— Start —

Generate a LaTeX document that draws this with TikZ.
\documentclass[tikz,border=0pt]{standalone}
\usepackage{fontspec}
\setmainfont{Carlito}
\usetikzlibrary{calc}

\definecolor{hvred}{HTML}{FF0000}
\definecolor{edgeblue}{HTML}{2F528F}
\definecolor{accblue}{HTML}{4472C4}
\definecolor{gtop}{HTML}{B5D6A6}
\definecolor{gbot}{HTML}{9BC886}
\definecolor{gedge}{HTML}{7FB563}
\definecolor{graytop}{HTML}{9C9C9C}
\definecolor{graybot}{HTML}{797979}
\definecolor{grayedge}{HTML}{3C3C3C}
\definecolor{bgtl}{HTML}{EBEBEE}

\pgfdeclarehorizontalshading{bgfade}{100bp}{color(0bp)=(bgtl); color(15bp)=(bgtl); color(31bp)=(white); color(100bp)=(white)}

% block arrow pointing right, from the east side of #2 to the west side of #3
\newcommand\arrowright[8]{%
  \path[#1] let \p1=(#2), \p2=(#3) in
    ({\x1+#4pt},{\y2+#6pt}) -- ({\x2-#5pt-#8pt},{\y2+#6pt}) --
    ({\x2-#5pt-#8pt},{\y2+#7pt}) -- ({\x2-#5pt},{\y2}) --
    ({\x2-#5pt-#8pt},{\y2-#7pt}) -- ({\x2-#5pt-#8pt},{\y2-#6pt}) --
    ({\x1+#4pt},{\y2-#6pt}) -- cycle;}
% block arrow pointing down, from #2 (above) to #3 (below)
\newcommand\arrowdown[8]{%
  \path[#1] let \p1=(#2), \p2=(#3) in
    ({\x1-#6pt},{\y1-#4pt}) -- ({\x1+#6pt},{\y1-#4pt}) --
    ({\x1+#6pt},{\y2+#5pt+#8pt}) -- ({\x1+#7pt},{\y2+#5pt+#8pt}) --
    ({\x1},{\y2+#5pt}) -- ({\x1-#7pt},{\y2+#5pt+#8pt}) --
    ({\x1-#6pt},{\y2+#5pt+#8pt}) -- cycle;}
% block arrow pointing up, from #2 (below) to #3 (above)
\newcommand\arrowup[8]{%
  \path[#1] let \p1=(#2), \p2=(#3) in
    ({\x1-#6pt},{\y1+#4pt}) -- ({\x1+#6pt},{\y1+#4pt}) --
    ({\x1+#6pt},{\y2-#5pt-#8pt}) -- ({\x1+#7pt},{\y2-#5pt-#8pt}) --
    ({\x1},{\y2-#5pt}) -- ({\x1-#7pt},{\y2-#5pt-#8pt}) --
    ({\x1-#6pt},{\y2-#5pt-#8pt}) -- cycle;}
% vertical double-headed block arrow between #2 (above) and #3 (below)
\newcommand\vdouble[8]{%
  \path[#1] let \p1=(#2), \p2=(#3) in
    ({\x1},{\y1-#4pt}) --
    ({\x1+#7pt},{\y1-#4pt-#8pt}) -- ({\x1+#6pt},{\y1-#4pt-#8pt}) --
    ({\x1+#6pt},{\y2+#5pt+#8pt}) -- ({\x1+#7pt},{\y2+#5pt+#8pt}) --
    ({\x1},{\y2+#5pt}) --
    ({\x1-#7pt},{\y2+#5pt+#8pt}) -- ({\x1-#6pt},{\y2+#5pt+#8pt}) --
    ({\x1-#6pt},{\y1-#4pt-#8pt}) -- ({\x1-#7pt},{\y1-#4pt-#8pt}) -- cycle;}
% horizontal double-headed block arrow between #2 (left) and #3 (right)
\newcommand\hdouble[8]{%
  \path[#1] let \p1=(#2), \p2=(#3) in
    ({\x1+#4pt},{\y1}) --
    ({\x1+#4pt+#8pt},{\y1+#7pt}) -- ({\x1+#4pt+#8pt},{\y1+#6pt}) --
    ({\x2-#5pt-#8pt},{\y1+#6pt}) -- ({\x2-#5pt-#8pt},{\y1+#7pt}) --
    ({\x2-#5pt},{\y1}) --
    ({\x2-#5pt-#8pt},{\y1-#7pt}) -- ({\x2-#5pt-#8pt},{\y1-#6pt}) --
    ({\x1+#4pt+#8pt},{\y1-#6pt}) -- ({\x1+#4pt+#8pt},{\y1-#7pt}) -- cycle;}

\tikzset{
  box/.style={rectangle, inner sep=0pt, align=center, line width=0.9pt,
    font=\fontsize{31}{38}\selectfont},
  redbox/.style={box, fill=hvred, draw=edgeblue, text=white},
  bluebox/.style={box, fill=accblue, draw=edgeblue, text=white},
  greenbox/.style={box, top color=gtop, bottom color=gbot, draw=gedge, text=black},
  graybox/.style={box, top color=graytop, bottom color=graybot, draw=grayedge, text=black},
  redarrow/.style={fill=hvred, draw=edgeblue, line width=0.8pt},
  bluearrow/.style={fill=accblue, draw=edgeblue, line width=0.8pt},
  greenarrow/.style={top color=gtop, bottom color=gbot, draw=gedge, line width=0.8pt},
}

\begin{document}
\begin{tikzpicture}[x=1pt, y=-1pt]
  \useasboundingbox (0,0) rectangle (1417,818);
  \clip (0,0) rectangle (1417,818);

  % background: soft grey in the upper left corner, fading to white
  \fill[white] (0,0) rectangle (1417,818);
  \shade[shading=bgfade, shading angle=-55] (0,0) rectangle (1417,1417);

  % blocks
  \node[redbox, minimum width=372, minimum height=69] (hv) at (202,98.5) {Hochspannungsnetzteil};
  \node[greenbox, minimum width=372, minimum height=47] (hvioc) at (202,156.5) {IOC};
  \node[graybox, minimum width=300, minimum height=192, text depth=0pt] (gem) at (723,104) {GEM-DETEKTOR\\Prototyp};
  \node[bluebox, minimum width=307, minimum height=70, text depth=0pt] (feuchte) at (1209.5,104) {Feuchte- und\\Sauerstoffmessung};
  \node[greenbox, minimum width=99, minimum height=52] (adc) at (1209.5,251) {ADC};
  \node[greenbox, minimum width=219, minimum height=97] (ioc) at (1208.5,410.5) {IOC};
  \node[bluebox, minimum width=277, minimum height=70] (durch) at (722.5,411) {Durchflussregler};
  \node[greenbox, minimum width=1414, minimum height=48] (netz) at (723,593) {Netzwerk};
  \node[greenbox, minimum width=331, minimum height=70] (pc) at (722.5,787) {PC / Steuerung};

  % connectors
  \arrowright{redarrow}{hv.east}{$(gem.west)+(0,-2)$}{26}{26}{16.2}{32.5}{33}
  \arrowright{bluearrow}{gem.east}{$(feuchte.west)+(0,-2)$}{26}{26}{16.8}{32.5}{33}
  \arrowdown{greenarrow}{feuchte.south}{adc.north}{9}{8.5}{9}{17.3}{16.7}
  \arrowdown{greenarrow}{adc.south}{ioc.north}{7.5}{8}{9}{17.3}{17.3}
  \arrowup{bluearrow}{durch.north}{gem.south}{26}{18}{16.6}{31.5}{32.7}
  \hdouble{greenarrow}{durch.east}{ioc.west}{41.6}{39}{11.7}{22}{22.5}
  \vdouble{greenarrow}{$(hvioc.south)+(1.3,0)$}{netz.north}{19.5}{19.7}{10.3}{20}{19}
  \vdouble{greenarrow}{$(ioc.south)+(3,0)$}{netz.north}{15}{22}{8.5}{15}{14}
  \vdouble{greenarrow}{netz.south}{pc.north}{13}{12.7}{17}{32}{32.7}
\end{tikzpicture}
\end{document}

— End —

▶ **Direction**:
Extract the listing in its entirety and repeat it exactly.

▶ **Result below**:
Generate a LaTeX document that draws this with TikZ.
\documentclass[tikz,border=0pt]{standalone}
\usepackage{fontspec}
\setmainfont{Carlito}
\usetikzlibrary{calc}

\definecolor{hvred}{HTML}{FF0000}
\definecolor{edgeblue}{HTML}{2F528F}
\definecolor{accblue}{HTML}{4472C4}
\definecolor{gtop}{HTML}{B5D6A6}
\definecolor{gbot}{HTML}{9BC886}
\definecolor{gedge}{HTML}{7FB563}
\definecolor{graytop}{HTML}{9C9C9C}
\definecolor{graybot}{HTML}{797979}
\definecolor{grayedge}{HTML}{3C3C3C}
\definecolor{bgtl}{HTML}{EBEBEE}

\pgfdeclarehorizontalshading{bgfade}{100bp}{color(0bp)=(bgtl); color(15bp)=(bgtl); color(31bp)=(white); color(100bp)=(white)}

% block arrow pointing right, from the east side of #2 to the west side of #3
\newcommand\arrowright[8]{%
  \path[#1] let \p1=(#2), \p2=(#3) in
    ({\x1+#4pt},{\y2+#6pt}) -- ({\x2-#5pt-#8pt},{\y2+#6pt}) --
    ({\x2-#5pt-#8pt},{\y2+#7pt}) -- ({\x2-#5pt},{\y2}) --
    ({\x2-#5pt-#8pt},{\y2-#7pt}) -- ({\x2-#5pt-#8pt},{\y2-#6pt}) --
    ({\x1+#4pt},{\y2-#6pt}) -- cycle;}
% block arrow pointing down, from #2 (above) to #3 (below)
\newcommand\arrowdown[8]{%
  \path[#1] let \p1=(#2), \p2=(#3) in
    ({\x1-#6pt},{\y1-#4pt}) -- ({\x1+#6pt},{\y1-#4pt}) --
    ({\x1+#6pt},{\y2+#5pt+#8pt}) -- ({\x1+#7pt},{\y2+#5pt+#8pt}) --
    ({\x1},{\y2+#5pt}) -- ({\x1-#7pt},{\y2+#5pt+#8pt}) --
    ({\x1-#6pt},{\y2+#5pt+#8pt}) -- cycle;}
% block arrow pointing up, from #2 (below) to #3 (above)
\newcommand\arrowup[8]{%
  \path[#1] let \p1=(#2), \p2=(#3) in
    ({\x1-#6pt},{\y1+#4pt}) -- ({\x1+#6pt},{\y1+#4pt}) --
    ({\x1+#6pt},{\y2-#5pt-#8pt}) -- ({\x1+#7pt},{\y2-#5pt-#8pt}) --
    ({\x1},{\y2-#5pt}) -- ({\x1-#7pt},{\y2-#5pt-#8pt}) --
    ({\x1-#6pt},{\y2-#5pt-#8pt}) -- cycle;}
% vertical double-headed block arrow between #2 (above) and #3 (below)
\newcommand\vdouble[8]{%
  \path[#1] let \p1=(#2), \p2=(#3) in
    ({\x1},{\y1-#4pt}) --
    ({\x1+#7pt},{\y1-#4pt-#8pt}) -- ({\x1+#6pt},{\y1-#4pt-#8pt}) --
    ({\x1+#6pt},{\y2+#5pt+#8pt}) -- ({\x1+#7pt},{\y2+#5pt+#8pt}) --
    ({\x1},{\y2+#5pt}) --
    ({\x1-#7pt},{\y2+#5pt+#8pt}) -- ({\x1-#6pt},{\y2+#5pt+#8pt}) --
    ({\x1-#6pt},{\y1-#4pt-#8pt}) -- ({\x1-#7pt},{\y1-#4pt-#8pt}) -- cycle;}
% horizontal double-headed block arrow between #2 (left) and #3 (right)
\newcommand\hdouble[8]{%
  \path[#1] let \p1=(#2), \p2=(#3) in
    ({\x1+#4pt},{\y1}) --
    ({\x1+#4pt+#8pt},{\y1+#7pt}) -- ({\x1+#4pt+#8pt},{\y1+#6pt}) --
    ({\x2-#5pt-#8pt},{\y1+#6pt}) -- ({\x2-#5pt-#8pt},{\y1+#7pt}) --
    ({\x2-#5pt},{\y1}) --
    ({\x2-#5pt-#8pt},{\y1-#7pt}) -- ({\x2-#5pt-#8pt},{\y1-#6pt}) --
    ({\x1+#4pt+#8pt},{\y1-#6pt}) -- ({\x1+#4pt+#8pt},{\y1-#7pt}) -- cycle;}

\tikzset{
  box/.style={rectangle, inner sep=0pt, align=center, line width=0.9pt,
    font=\fontsize{31}{38}\selectfont},
  redbox/.style={box, fill=hvred, draw=edgeblue, text=white},
  bluebox/.style={box, fill=accblue, draw=edgeblue, text=white},
  greenbox/.style={box, top color=gtop, bottom color=gbot, draw=gedge, text=black},
  graybox/.style={box, top color=graytop, bottom color=graybot, draw=grayedge, text=black},
  redarrow/.style={fill=hvred, draw=edgeblue, line width=0.8pt},
  bluearrow/.style={fill=accblue, draw=edgeblue, line width=0.8pt},
  greenarrow/.style={top color=gtop, bottom color=gbot, draw=gedge, line width=0.8pt},
}

\begin{document}
\begin{tikzpicture}[x=1pt, y=-1pt]
  \useasboundingbox (0,0) rectangle (1417,818);
  \clip (0,0) rectangle (1417,818);

  % background: soft grey in the upper left corner, fading to white
  \fill[white] (0,0) rectangle (1417,818);
  \shade[shading=bgfade, shading angle=-55] (0,0) rectangle (1417,1417);

  % blocks
  \node[redbox, minimum width=372, minimum height=69] (hv) at (202,98.5) {Hochspannungsnetzteil};
  \node[greenbox, minimum width=372, minimum height=47] (hvioc) at (202,156.5) {IOC};
  \node[graybox, minimum width=300, minimum height=192, text depth=0pt] (gem) at (723,104) {GEM-DETEKTOR\\Prototyp};
  \node[bluebox, minimum width=307, minimum height=70, text depth=0pt] (feuchte) at (1209.5,104) {Feuchte- und\\Sauerstoffmessung};
  \node[greenbox, minimum width=99, minimum height=52] (adc) at (1209.5,251) {ADC};
  \node[greenbox, minimum width=219, minimum height=97] (ioc) at (1208.5,410.5) {IOC};
  \node[bluebox, minimum width=277, minimum height=70] (durch) at (722.5,411) {Durchflussregler};
  \node[greenbox, minimum width=1414, minimum height=48] (netz) at (723,593) {Netzwerk};
  \node[greenbox, minimum width=331, minimum height=70] (pc) at (722.5,787) {PC / Steuerung};

  % connectors
  \arrowright{redarrow}{hv.east}{$(gem.west)+(0,-2)$}{26}{26}{16.2}{32.5}{33}
  \arrowright{bluearrow}{gem.east}{$(feuchte.west)+(0,-2)$}{26}{26}{16.8}{32.5}{33}
  \arrowdown{greenarrow}{feuchte.south}{adc.north}{9}{8.5}{9}{17.3}{16.7}
  \arrowdown{greenarrow}{adc.south}{ioc.north}{7.5}{8}{9}{17.3}{17.3}
  \arrowup{bluearrow}{durch.north}{gem.south}{26}{18}{16.6}{31.5}{32.7}
  \hdouble{greenarrow}{durch.east}{ioc.west}{41.6}{39}{11.7}{22}{22.5}
  \vdouble{greenarrow}{$(hvioc.south)+(1.3,0)$}{netz.north}{19.5}{19.7}{10.3}{20}{19}
  \vdouble{greenarrow}{$(ioc.south)+(3,0)$}{netz.north}{15}{22}{8.5}{15}{14}
  \vdouble{greenarrow}{netz.south}{pc.north}{13}{12.7}{17}{32}{32.7}
\end{tikzpicture}
\end{document}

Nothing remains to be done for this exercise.